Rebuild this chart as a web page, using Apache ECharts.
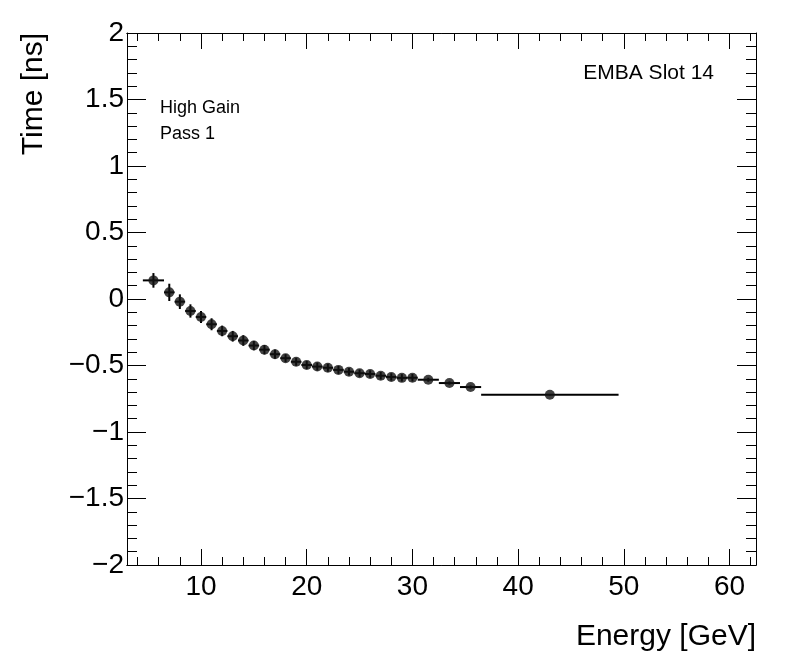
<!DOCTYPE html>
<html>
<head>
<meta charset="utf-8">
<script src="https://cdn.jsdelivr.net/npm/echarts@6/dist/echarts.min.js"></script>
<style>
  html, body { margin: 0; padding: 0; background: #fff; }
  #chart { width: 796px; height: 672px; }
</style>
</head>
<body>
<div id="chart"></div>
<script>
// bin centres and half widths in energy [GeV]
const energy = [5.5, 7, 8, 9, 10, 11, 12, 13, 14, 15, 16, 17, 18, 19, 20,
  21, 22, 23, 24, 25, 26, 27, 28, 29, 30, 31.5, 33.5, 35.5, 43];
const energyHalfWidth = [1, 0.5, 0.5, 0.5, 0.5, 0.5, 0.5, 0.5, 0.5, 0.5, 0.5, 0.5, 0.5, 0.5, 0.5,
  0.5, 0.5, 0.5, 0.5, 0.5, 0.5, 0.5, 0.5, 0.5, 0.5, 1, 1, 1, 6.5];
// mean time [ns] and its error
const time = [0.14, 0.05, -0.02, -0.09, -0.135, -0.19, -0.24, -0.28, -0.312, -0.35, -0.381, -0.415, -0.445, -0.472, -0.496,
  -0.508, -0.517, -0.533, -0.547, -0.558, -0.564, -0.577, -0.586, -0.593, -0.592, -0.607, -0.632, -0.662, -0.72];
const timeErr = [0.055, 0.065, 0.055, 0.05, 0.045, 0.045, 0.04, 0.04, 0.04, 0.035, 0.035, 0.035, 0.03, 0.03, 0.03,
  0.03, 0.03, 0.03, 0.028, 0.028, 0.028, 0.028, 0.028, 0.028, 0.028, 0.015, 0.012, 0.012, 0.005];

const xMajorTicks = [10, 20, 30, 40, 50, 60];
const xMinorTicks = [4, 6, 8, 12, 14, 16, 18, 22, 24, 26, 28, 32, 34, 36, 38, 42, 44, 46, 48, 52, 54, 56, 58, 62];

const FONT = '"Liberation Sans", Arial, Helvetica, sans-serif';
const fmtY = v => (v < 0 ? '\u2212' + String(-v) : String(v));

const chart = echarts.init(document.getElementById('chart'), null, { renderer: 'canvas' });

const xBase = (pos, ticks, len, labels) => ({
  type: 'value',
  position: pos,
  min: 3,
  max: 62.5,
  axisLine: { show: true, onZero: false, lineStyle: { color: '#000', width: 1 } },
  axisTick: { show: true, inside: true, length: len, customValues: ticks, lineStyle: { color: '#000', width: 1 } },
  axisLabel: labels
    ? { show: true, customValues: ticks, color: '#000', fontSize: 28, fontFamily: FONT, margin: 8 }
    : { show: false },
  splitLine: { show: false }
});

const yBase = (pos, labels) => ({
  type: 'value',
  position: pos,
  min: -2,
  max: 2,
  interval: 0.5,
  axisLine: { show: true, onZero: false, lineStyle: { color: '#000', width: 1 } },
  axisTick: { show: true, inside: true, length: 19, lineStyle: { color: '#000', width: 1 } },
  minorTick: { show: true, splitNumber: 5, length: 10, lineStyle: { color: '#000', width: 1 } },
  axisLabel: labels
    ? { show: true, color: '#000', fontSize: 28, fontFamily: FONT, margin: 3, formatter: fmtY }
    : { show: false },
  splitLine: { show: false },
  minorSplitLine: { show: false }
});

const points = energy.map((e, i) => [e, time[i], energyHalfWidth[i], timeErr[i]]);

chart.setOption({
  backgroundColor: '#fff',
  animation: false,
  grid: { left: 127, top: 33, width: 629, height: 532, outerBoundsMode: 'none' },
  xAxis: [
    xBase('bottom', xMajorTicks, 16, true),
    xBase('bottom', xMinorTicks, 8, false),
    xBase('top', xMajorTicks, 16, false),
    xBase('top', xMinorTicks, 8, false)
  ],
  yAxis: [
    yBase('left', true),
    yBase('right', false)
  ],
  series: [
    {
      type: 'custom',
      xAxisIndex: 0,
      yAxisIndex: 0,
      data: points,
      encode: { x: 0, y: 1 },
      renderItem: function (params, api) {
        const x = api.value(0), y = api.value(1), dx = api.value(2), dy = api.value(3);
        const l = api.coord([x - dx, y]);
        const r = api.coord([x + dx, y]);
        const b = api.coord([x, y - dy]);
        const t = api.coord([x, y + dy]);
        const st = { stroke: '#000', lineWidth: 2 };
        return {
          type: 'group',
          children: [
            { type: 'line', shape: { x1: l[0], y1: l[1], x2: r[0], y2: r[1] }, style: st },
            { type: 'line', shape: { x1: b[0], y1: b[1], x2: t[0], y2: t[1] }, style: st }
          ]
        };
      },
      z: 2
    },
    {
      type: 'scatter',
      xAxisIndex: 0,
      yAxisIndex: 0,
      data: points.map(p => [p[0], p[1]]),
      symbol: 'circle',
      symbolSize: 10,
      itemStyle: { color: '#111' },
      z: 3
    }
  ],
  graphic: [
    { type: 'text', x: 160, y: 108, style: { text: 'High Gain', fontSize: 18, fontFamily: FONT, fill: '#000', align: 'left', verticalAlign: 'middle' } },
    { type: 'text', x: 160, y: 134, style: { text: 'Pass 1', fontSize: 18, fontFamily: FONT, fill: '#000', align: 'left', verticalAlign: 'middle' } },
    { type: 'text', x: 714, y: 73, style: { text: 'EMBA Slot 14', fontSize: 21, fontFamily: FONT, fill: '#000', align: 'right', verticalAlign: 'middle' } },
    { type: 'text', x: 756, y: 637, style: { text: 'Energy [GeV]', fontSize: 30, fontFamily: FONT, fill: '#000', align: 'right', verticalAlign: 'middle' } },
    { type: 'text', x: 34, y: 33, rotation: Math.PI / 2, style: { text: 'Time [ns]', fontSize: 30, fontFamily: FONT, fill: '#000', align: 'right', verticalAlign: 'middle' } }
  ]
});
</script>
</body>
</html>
○ ○ ○ ○ ○
> [Set exercise]: Reproduce the material word for word, minus the images.

> [Exercise answer]:
Rebuild this chart as a web page, using Apache ECharts.
<!DOCTYPE html>
<html>
<head>
<meta charset="utf-8">
<script src="https://cdn.jsdelivr.net/npm/echarts@6/dist/echarts.min.js"></script>
<style>
  html, body { margin: 0; padding: 0; background: #fff; }
  #chart { width: 796px; height: 672px; }
</style>
</head>
<body>
<div id="chart"></div>
<script>
// bin centres and half widths in energy [GeV]
const energy = [5.5, 7, 8, 9, 10, 11, 12, 13, 14, 15, 16, 17, 18, 19, 20,
  21, 22, 23, 24, 25, 26, 27, 28, 29, 30, 31.5, 33.5, 35.5, 43];
const energyHalfWidth = [1, 0.5, 0.5, 0.5, 0.5, 0.5, 0.5, 0.5, 0.5, 0.5, 0.5, 0.5, 0.5, 0.5, 0.5,
  0.5, 0.5, 0.5, 0.5, 0.5, 0.5, 0.5, 0.5, 0.5, 0.5, 1, 1, 1, 6.5];
// mean time [ns] and its error
const time = [0.14, 0.05, -0.02, -0.09, -0.135, -0.19, -0.24, -0.28, -0.312, -0.35, -0.381, -0.415, -0.445, -0.472, -0.496,
  -0.508, -0.517, -0.533, -0.547, -0.558, -0.564, -0.577, -0.586, -0.593, -0.592, -0.607, -0.632, -0.662, -0.72];
const timeErr = [0.055, 0.065, 0.055, 0.05, 0.045, 0.045, 0.04, 0.04, 0.04, 0.035, 0.035, 0.035, 0.03, 0.03, 0.03,
  0.03, 0.03, 0.03, 0.028, 0.028, 0.028, 0.028, 0.028, 0.028, 0.028, 0.015, 0.012, 0.012, 0.005];

const xMajorTicks = [10, 20, 30, 40, 50, 60];
const xMinorTicks = [4, 6, 8, 12, 14, 16, 18, 22, 24, 26, 28, 32, 34, 36, 38, 42, 44, 46, 48, 52, 54, 56, 58, 62];

const FONT = '"Liberation Sans", Arial, Helvetica, sans-serif';
const fmtY = v => (v < 0 ? '\u2212' + String(-v) : String(v));

const chart = echarts.init(document.getElementById('chart'), null, { renderer: 'canvas' });

const xBase = (pos, ticks, len, labels) => ({
  type: 'value',
  position: pos,
  min: 3,
  max: 62.5,
  axisLine: { show: true, onZero: false, lineStyle: { color: '#000', width: 1 } },
  axisTick: { show: true, inside: true, length: len, customValues: ticks, lineStyle: { color: '#000', width: 1 } },
  axisLabel: labels
    ? { show: true, customValues: ticks, color: '#000', fontSize: 28, fontFamily: FONT, margin: 8 }
    : { show: false },
  splitLine: { show: false }
});

const yBase = (pos, labels) => ({
  type: 'value',
  position: pos,
  min: -2,
  max: 2,
  interval: 0.5,
  axisLine: { show: true, onZero: false, lineStyle: { color: '#000', width: 1 } },
  axisTick: { show: true, inside: true, length: 19, lineStyle: { color: '#000', width: 1 } },
  minorTick: { show: true, splitNumber: 5, length: 10, lineStyle: { color: '#000', width: 1 } },
  axisLabel: labels
    ? { show: true, color: '#000', fontSize: 28, fontFamily: FONT, margin: 3, formatter: fmtY }
    : { show: false },
  splitLine: { show: false },
  minorSplitLine: { show: false }
});

const points = energy.map((e, i) => [e, time[i], energyHalfWidth[i], timeErr[i]]);

chart.setOption({
  backgroundColor: '#fff',
  animation: false,
  grid: { left: 127, top: 33, width: 629, height: 532, outerBoundsMode: 'none' },
  xAxis: [
    xBase('bottom', xMajorTicks, 16, true),
    xBase('bottom', xMinorTicks, 8, false),
    xBase('top', xMajorTicks, 16, false),
    xBase('top', xMinorTicks, 8, false)
  ],
  yAxis: [
    yBase('left', true),
    yBase('right', false)
  ],
  series: [
    {
      type: 'custom',
      xAxisIndex: 0,
      yAxisIndex: 0,
      data: points,
      encode: { x: 0, y: 1 },
      renderItem: function (params, api) {
        const x = api.value(0), y = api.value(1), dx = api.value(2), dy = api.value(3);
        const l = api.coord([x - dx, y]);
        const r = api.coord([x + dx, y]);
        const b = api.coord([x, y - dy]);
        const t = api.coord([x, y + dy]);
        const st = { stroke: '#000', lineWidth: 2 };
        return {
          type: 'group',
          children: [
            { type: 'line', shape: { x1: l[0], y1: l[1], x2: r[0], y2: r[1] }, style: st },
            { type: 'line', shape: { x1: b[0], y1: b[1], x2: t[0], y2: t[1] }, style: st }
          ]
        };
      },
      z: 2
    },
    {
      type: 'scatter',
      xAxisIndex: 0,
      yAxisIndex: 0,
      data: points.map(p => [p[0], p[1]]),
      symbol: 'circle',
      symbolSize: 10,
      itemStyle: { color: '#111' },
      z: 3
    }
  ],
  graphic: [
    { type: 'text', x: 160, y: 108, style: { text: 'High Gain', fontSize: 18, fontFamily: FONT, fill: '#000', align: 'left', verticalAlign: 'middle' } },
    { type: 'text', x: 160, y: 134, style: { text: 'Pass 1', fontSize: 18, fontFamily: FONT, fill: '#000', align: 'left', verticalAlign: 'middle' } },
    { type: 'text', x: 714, y: 73, style: { text: 'EMBA Slot 14', fontSize: 21, fontFamily: FONT, fill: '#000', align: 'right', verticalAlign: 'middle' } },
    { type: 'text', x: 756, y: 637, style: { text: 'Energy [GeV]', fontSize: 30, fontFamily: FONT, fill: '#000', align: 'right', verticalAlign: 'middle' } },
    { type: 'text', x: 34, y: 33, rotation: Math.PI / 2, style: { text: 'Time [ns]', fontSize: 30, fontFamily: FONT, fill: '#000', align: 'right', verticalAlign: 'middle' } }
  ]
});
</script>
</body>
</html>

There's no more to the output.